__WHAT NEEDS TO BE DONE__.
How many of the lines below include "this"? Give the number and no other words.
-=-=-=-=-
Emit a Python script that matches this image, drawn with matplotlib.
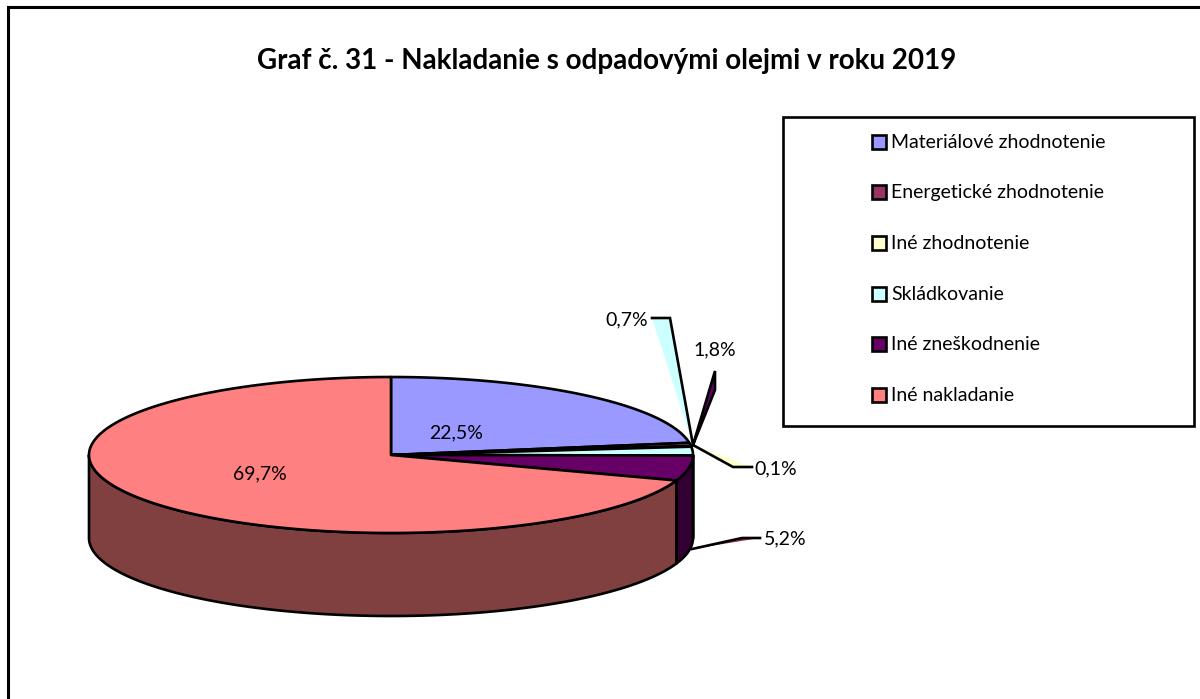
import numpy as np
import matplotlib
matplotlib.use("Agg")
import matplotlib.pyplot as plt
from matplotlib.patches import Polygon, Rectangle

# data
title = "Graf č. 31 - Nakladanie s odpadovými olejmi v roku 2019"
categories = ["Materiálové zhodnotenie", "Energetické zhodnotenie", "Iné zhodnotenie",
              "Skládkovanie", "Iné zneškodnenie", "Iné nakladanie"]
values = [22.5, 0.7, 0.1, 1.8, 5.2, 69.7]
value_labels = ["22,5%", "0,7%", "0,1%", "1,8%", "5,2%", "69,7%"]

# style
colors = ["#9999FF", "#993366", "#FFFFCC", "#CCFFFF", "#660066", "#FF8080"]
side_colors = ["#4D4D80", "#4D1A33", "#808066", "#668080", "#330033", "#804040"]
plt.rcParams["font.family"] = ["Lato", "DejaVu Sans"]
CX, CY, RX, RY, DEPTH = 391, 455, 302, 78, 83
LW = 1.9
FS = 14.0

fig = plt.figure(figsize=(12, 6.99), dpi=100)
ax = fig.add_axes([0, 0, 1, 1])
ax.set_xlim(0, 1200)
ax.set_ylim(699, 0)
ax.axis("off")

# chart frame (open to the right and the bottom of the picture)
ax.plot([8, 8, 1200], [699, 7, 7], color="black", lw=2.2, solid_joinstyle="miter", zorder=1)


def arc(a0, a1, dy=0.0):
    t = np.radians(np.linspace(a0, a1, max(int(abs(a1 - a0) * 2), 2)))
    return np.c_[CX + RX * np.sin(t), CY + dy - RY * np.cos(t)]


edges = np.concatenate([[0], np.cumsum(values) / sum(values) * 360])

# side wall
for i in range(len(values)):
    a0, a1 = max(edges[i], 90), min(edges[i + 1], 270)
    if a1 > a0:
        top = arc(a0, a1)
        bottom = arc(a0, a1, DEPTH)
        ax.add_patch(Polygon(np.r_[top, bottom[::-1]], closed=True, fc=side_colors[i],
                             ec="black", lw=LW, joinstyle="round", zorder=2))

# top face
for i in range(len(values)):
    pts = np.r_[[[CX, CY]], arc(edges[i], edges[i + 1])]
    ax.add_patch(Polygon(pts, closed=True, fc=colors[i], ec="black", lw=LW,
                         joinstyle="round", zorder=3))

# value labels inside the pie
ax.text(456, 432.5, value_labels[0], ha="center", va="center", fontsize=FS, zorder=6)
ax.text(260, 473.5, value_labels[5], ha="center", va="center", fontsize=FS, zorder=6)

# leader wedges with their labels: (fill, polygon, outlined path, label, label position)
HUB = (693, 445)
leaders = [
    (colors[3], [HUB, (670, 318), (652, 318)], [HUB, (670, 318), (652, 318)],
     value_labels[1], (627, 319.5)),
    (colors[4], [HUB, (715, 390), (715, 371)], [HUB, (715, 371), (715, 390), HUB],
     value_labels[3], (715, 349.5)),
    (colors[2], [HUB, (733, 467), (752, 467)], [HUB, (733, 467), (752, 467)],
     value_labels[2], (776, 468.5)),
    (colors[1], [(692, 549), (742, 538), (760, 538)], [(692, 549), (742, 538), (760, 538)],
     value_labels[4], (785, 538.5)),
]
for fill, poly, line, label, (tx, ty) in leaders:
    ax.add_patch(Polygon(poly, closed=True, fc=fill, ec="none", zorder=4))
    xs, ys = zip(*line)
    ax.plot(xs, ys, color="black", lw=LW, solid_joinstyle="miter", zorder=5)
    ax.text(tx, ty, label, ha="center", va="center", fontsize=FS, zorder=6)

# title
ax.text(607, 61, title, ha="center", va="center", fontsize=20, fontweight="bold", zorder=6)

# legend
ax.add_patch(Rectangle((783, 117), 411, 309, fc="white", ec="black", lw=LW, zorder=4))
row_y = [141.5, 192, 243, 294, 344, 395]
for name, c, y in zip(categories, colors, row_y):
    ax.add_patch(Rectangle((872, y - 7), 14, 14, fc=c, ec="black", lw=LW, zorder=5))
    ax.text(891, y + 0.5, name, ha="left", va="center", fontsize=FS, zorder=6)

fig.savefig("out.png", dpi=100, facecolor="white")
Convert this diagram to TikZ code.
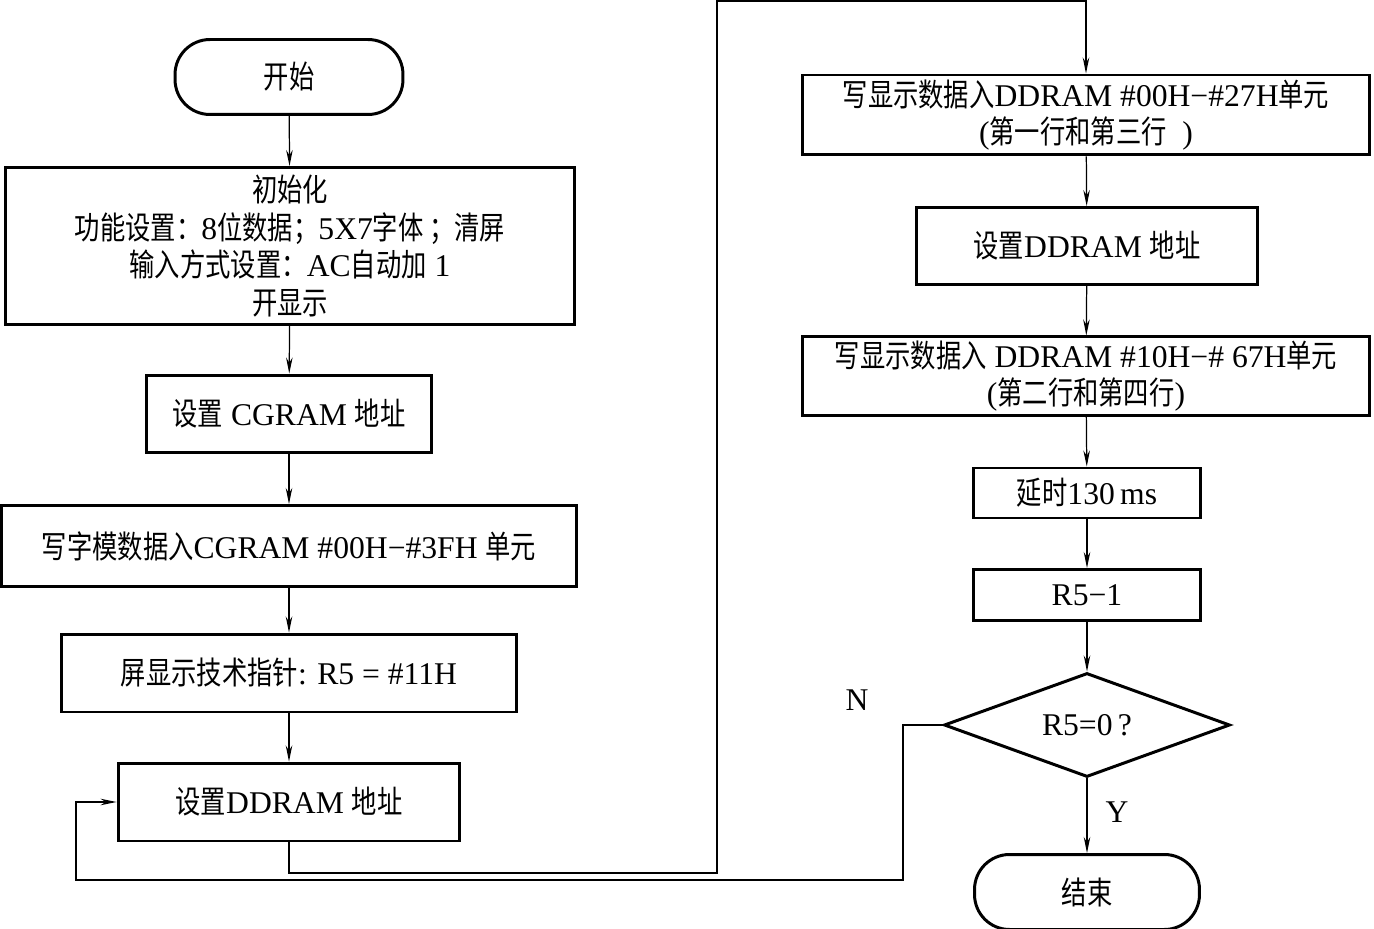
-=-=-=-=-
__TASK RESPONSE__.
2